[DATA SECTION]
☆ ☆ ☆ ☆

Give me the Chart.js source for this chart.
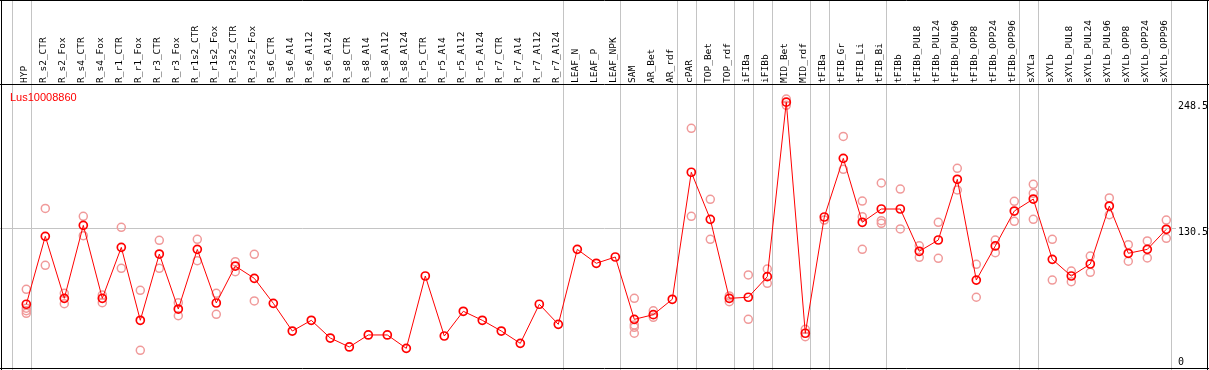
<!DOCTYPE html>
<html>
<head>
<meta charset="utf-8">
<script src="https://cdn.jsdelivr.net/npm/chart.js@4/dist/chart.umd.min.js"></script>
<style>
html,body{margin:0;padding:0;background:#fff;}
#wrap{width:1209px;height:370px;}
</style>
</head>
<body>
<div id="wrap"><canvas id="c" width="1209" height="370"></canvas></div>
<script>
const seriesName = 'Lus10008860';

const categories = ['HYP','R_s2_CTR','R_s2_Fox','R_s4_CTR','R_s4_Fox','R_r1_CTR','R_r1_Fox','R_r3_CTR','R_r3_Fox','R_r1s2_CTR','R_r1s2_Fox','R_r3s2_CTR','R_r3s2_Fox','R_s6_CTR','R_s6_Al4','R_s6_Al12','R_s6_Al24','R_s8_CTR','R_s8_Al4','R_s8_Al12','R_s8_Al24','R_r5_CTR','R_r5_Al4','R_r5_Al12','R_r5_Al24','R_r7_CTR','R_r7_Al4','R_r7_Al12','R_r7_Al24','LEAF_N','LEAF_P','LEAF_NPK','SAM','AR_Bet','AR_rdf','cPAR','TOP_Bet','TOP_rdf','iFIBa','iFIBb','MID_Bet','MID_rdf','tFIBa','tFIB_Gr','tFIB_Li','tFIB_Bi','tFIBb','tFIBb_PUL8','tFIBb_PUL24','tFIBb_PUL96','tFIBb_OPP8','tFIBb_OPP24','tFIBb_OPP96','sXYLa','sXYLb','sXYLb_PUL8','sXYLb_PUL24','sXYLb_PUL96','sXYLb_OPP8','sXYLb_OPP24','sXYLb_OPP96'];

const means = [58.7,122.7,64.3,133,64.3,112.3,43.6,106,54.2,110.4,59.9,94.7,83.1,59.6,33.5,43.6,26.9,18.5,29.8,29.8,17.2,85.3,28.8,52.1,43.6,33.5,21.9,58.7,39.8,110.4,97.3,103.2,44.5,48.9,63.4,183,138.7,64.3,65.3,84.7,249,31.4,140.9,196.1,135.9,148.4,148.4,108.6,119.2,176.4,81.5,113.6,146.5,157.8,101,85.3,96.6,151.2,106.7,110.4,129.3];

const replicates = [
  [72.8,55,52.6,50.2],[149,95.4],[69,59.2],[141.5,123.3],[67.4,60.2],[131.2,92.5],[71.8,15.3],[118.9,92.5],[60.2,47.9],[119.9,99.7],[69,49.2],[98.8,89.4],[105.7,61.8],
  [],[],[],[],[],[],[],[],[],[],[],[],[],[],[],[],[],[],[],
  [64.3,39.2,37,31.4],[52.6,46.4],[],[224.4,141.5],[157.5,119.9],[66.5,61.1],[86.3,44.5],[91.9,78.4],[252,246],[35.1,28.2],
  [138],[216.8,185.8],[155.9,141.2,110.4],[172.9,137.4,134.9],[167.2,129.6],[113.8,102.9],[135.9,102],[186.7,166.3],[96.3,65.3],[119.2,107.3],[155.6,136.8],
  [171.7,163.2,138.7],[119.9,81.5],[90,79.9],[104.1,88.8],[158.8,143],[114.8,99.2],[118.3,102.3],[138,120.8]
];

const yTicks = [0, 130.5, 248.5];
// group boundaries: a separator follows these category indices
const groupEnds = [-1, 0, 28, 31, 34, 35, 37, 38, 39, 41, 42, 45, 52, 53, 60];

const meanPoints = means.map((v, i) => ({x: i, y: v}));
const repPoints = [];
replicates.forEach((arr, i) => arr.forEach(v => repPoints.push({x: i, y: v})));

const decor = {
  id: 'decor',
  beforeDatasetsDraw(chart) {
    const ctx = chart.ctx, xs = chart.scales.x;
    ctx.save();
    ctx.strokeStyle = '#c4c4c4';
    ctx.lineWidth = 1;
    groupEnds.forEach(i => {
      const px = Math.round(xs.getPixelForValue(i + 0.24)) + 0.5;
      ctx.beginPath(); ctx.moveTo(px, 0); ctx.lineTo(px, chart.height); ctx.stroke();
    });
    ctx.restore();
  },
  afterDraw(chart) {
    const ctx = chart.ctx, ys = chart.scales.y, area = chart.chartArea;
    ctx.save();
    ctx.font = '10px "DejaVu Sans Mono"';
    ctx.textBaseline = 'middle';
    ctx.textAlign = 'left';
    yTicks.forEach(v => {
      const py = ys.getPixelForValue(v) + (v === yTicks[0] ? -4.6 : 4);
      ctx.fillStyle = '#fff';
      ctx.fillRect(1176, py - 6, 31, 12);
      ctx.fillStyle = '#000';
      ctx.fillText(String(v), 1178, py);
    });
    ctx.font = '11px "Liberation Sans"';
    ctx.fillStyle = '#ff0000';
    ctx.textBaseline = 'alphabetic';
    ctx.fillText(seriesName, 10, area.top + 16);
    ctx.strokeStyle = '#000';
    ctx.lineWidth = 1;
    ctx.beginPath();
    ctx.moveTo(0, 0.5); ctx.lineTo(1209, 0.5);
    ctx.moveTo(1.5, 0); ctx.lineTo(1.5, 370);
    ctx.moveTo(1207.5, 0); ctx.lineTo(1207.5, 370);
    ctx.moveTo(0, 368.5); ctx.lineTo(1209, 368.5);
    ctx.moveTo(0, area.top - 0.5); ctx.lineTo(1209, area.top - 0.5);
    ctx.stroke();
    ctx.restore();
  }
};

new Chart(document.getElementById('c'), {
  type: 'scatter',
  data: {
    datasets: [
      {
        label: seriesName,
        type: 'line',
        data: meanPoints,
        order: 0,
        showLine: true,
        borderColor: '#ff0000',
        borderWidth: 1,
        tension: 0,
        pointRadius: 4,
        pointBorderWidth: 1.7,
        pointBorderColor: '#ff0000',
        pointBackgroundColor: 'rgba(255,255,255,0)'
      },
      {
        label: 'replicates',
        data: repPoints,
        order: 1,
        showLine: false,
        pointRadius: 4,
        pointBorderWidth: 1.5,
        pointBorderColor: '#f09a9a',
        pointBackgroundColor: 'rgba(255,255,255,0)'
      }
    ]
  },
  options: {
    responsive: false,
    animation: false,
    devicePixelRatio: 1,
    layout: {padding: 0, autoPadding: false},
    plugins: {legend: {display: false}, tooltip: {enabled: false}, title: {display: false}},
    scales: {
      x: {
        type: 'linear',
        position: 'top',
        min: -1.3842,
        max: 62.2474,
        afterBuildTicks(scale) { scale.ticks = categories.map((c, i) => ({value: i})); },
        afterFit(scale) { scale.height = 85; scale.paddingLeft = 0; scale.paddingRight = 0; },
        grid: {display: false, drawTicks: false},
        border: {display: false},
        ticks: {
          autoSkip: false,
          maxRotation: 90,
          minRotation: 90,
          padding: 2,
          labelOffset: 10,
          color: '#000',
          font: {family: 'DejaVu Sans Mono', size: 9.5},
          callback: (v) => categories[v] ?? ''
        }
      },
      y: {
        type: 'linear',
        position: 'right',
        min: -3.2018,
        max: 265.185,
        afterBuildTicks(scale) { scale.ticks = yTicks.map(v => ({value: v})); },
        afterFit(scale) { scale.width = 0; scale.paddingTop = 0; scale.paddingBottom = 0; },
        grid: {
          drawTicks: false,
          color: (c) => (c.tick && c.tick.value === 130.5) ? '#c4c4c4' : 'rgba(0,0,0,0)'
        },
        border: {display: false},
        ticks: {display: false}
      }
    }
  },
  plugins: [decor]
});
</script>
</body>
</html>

☆ ☆ ☆ ☆

[WHAT IS NEEDED] Write out the full listing verbatim, excluding its pictures.

[RESULT]
Give me the Chart.js source for this chart.
<!DOCTYPE html>
<html>
<head>
<meta charset="utf-8">
<script src="https://cdn.jsdelivr.net/npm/chart.js@4/dist/chart.umd.min.js"></script>
<style>
html,body{margin:0;padding:0;background:#fff;}
#wrap{width:1209px;height:370px;}
</style>
</head>
<body>
<div id="wrap"><canvas id="c" width="1209" height="370"></canvas></div>
<script>
const seriesName = 'Lus10008860';

const categories = ['HYP','R_s2_CTR','R_s2_Fox','R_s4_CTR','R_s4_Fox','R_r1_CTR','R_r1_Fox','R_r3_CTR','R_r3_Fox','R_r1s2_CTR','R_r1s2_Fox','R_r3s2_CTR','R_r3s2_Fox','R_s6_CTR','R_s6_Al4','R_s6_Al12','R_s6_Al24','R_s8_CTR','R_s8_Al4','R_s8_Al12','R_s8_Al24','R_r5_CTR','R_r5_Al4','R_r5_Al12','R_r5_Al24','R_r7_CTR','R_r7_Al4','R_r7_Al12','R_r7_Al24','LEAF_N','LEAF_P','LEAF_NPK','SAM','AR_Bet','AR_rdf','cPAR','TOP_Bet','TOP_rdf','iFIBa','iFIBb','MID_Bet','MID_rdf','tFIBa','tFIB_Gr','tFIB_Li','tFIB_Bi','tFIBb','tFIBb_PUL8','tFIBb_PUL24','tFIBb_PUL96','tFIBb_OPP8','tFIBb_OPP24','tFIBb_OPP96','sXYLa','sXYLb','sXYLb_PUL8','sXYLb_PUL24','sXYLb_PUL96','sXYLb_OPP8','sXYLb_OPP24','sXYLb_OPP96'];

const means = [58.7,122.7,64.3,133,64.3,112.3,43.6,106,54.2,110.4,59.9,94.7,83.1,59.6,33.5,43.6,26.9,18.5,29.8,29.8,17.2,85.3,28.8,52.1,43.6,33.5,21.9,58.7,39.8,110.4,97.3,103.2,44.5,48.9,63.4,183,138.7,64.3,65.3,84.7,249,31.4,140.9,196.1,135.9,148.4,148.4,108.6,119.2,176.4,81.5,113.6,146.5,157.8,101,85.3,96.6,151.2,106.7,110.4,129.3];

const replicates = [
  [72.8,55,52.6,50.2],[149,95.4],[69,59.2],[141.5,123.3],[67.4,60.2],[131.2,92.5],[71.8,15.3],[118.9,92.5],[60.2,47.9],[119.9,99.7],[69,49.2],[98.8,89.4],[105.7,61.8],
  [],[],[],[],[],[],[],[],[],[],[],[],[],[],[],[],[],[],[],
  [64.3,39.2,37,31.4],[52.6,46.4],[],[224.4,141.5],[157.5,119.9],[66.5,61.1],[86.3,44.5],[91.9,78.4],[252,246],[35.1,28.2],
  [138],[216.8,185.8],[155.9,141.2,110.4],[172.9,137.4,134.9],[167.2,129.6],[113.8,102.9],[135.9,102],[186.7,166.3],[96.3,65.3],[119.2,107.3],[155.6,136.8],
  [171.7,163.2,138.7],[119.9,81.5],[90,79.9],[104.1,88.8],[158.8,143],[114.8,99.2],[118.3,102.3],[138,120.8]
];

const yTicks = [0, 130.5, 248.5];
// group boundaries: a separator follows these category indices
const groupEnds = [-1, 0, 28, 31, 34, 35, 37, 38, 39, 41, 42, 45, 52, 53, 60];

const meanPoints = means.map((v, i) => ({x: i, y: v}));
const repPoints = [];
replicates.forEach((arr, i) => arr.forEach(v => repPoints.push({x: i, y: v})));

const decor = {
  id: 'decor',
  beforeDatasetsDraw(chart) {
    const ctx = chart.ctx, xs = chart.scales.x;
    ctx.save();
    ctx.strokeStyle = '#c4c4c4';
    ctx.lineWidth = 1;
    groupEnds.forEach(i => {
      const px = Math.round(xs.getPixelForValue(i + 0.24)) + 0.5;
      ctx.beginPath(); ctx.moveTo(px, 0); ctx.lineTo(px, chart.height); ctx.stroke();
    });
    ctx.restore();
  },
  afterDraw(chart) {
    const ctx = chart.ctx, ys = chart.scales.y, area = chart.chartArea;
    ctx.save();
    ctx.font = '10px "DejaVu Sans Mono"';
    ctx.textBaseline = 'middle';
    ctx.textAlign = 'left';
    yTicks.forEach(v => {
      const py = ys.getPixelForValue(v) + (v === yTicks[0] ? -4.6 : 4);
      ctx.fillStyle = '#fff';
      ctx.fillRect(1176, py - 6, 31, 12);
      ctx.fillStyle = '#000';
      ctx.fillText(String(v), 1178, py);
    });
    ctx.font = '11px "Liberation Sans"';
    ctx.fillStyle = '#ff0000';
    ctx.textBaseline = 'alphabetic';
    ctx.fillText(seriesName, 10, area.top + 16);
    ctx.strokeStyle = '#000';
    ctx.lineWidth = 1;
    ctx.beginPath();
    ctx.moveTo(0, 0.5); ctx.lineTo(1209, 0.5);
    ctx.moveTo(1.5, 0); ctx.lineTo(1.5, 370);
    ctx.moveTo(1207.5, 0); ctx.lineTo(1207.5, 370);
    ctx.moveTo(0, 368.5); ctx.lineTo(1209, 368.5);
    ctx.moveTo(0, area.top - 0.5); ctx.lineTo(1209, area.top - 0.5);
    ctx.stroke();
    ctx.restore();
  }
};

new Chart(document.getElementById('c'), {
  type: 'scatter',
  data: {
    datasets: [
      {
        label: seriesName,
        type: 'line',
        data: meanPoints,
        order: 0,
        showLine: true,
        borderColor: '#ff0000',
        borderWidth: 1,
        tension: 0,
        pointRadius: 4,
        pointBorderWidth: 1.7,
        pointBorderColor: '#ff0000',
        pointBackgroundColor: 'rgba(255,255,255,0)'
      },
      {
        label: 'replicates',
        data: repPoints,
        order: 1,
        showLine: false,
        pointRadius: 4,
        pointBorderWidth: 1.5,
        pointBorderColor: '#f09a9a',
        pointBackgroundColor: 'rgba(255,255,255,0)'
      }
    ]
  },
  options: {
    responsive: false,
    animation: false,
    devicePixelRatio: 1,
    layout: {padding: 0, autoPadding: false},
    plugins: {legend: {display: false}, tooltip: {enabled: false}, title: {display: false}},
    scales: {
      x: {
        type: 'linear',
        position: 'top',
        min: -1.3842,
        max: 62.2474,
        afterBuildTicks(scale) { scale.ticks = categories.map((c, i) => ({value: i})); },
        afterFit(scale) { scale.height = 85; scale.paddingLeft = 0; scale.paddingRight = 0; },
        grid: {display: false, drawTicks: false},
        border: {display: false},
        ticks: {
          autoSkip: false,
          maxRotation: 90,
          minRotation: 90,
          padding: 2,
          labelOffset: 10,
          color: '#000',
          font: {family: 'DejaVu Sans Mono', size: 9.5},
          callback: (v) => categories[v] ?? ''
        }
      },
      y: {
        type: 'linear',
        position: 'right',
        min: -3.2018,
        max: 265.185,
        afterBuildTicks(scale) { scale.ticks = yTicks.map(v => ({value: v})); },
        afterFit(scale) { scale.width = 0; scale.paddingTop = 0; scale.paddingBottom = 0; },
        grid: {
          drawTicks: false,
          color: (c) => (c.tick && c.tick.value === 130.5) ? '#c4c4c4' : 'rgba(0,0,0,0)'
        },
        border: {display: false},
        ticks: {display: false}
      }
    }
  },
  plugins: [decor]
});
</script>
</body>
</html>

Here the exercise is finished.